The instigators of the UFO hoax handed out pamphlets and recruited like-minded pranksters before agreeing on a chain of events. The overarching idea of the ‘Interplanetary hoax’ was this: on the 6th of December, two flying sauces, one blue and the other green, would fly over New Zealand at supersonic speeds. Both would start in tandem and split before going their separate routes over the country. The students created a flight map and credible ETAs of the saucers at various regions.
Starting on the 6th, local newspapers started received reports from ‘concerned locals’ who had seen UFOs flying at frightening speeds. Sightings placed the saucer in the South at 11pm. As observations were pieced together by officials, they deduced that the saucers had travelled in a southerly direction and split up midway down the country. The press took the sightings seriously and it swiftly became a media sensation.
The air shivered with anxiety and New Zealanders were on tender-hooks. One imagines that even the most sceptical, surly farmers probably let their eyes linger a little longer in the stars those weeks. Behind the hysteria, the Knox pranksters were stunned by the success of their scheme. They’d planned it well” by December they’d returned home to different parts of the country and each member was appropriately located to make reports to a local news outlet, detailing the time, shape and colour of the saucer(s). Additionally, while the students reported the sightings under false identities, these were not checked by news reporters.
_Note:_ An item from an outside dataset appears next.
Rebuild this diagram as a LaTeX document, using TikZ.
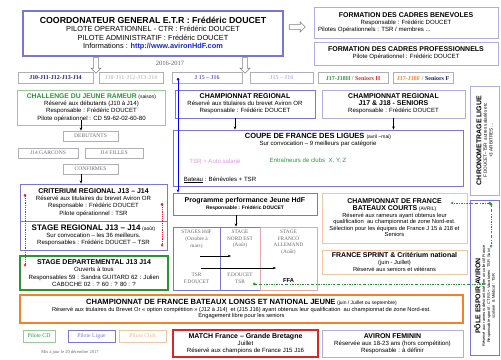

The New Zealand UFO hoax is revealed…
The pranksters remained tight lipped for the next couple of decades, but eventually many began to feel uncomfortable that the sightings were still being taken seriously. Eerily, there is room for speculation. Clark (2013) comments that the pilots of a United States Air Force bomber travelling over the Bulk of Mexico saw UFOs on the night of December 6th 1952, independent of the hoax.
Some of the brains behind the operation have gone on to be top-class academics, for example, professors in statistics (Ross Leadbetter), medicine (John Scott and Ian McDonald) and education lecturers (Russell Cowie and Ken Nichol). The hoax was eventually revealed by Ken Nichol and further detailed in the 1994 New Zealand Sceptics Journal by Sir John Scott. It wasn’t the last time Scarfies provided the public with riveting entertainment, nor was it the last.
References
Clarke, A. (2013). The best prank? University of Otago 1869-2019- writing a history.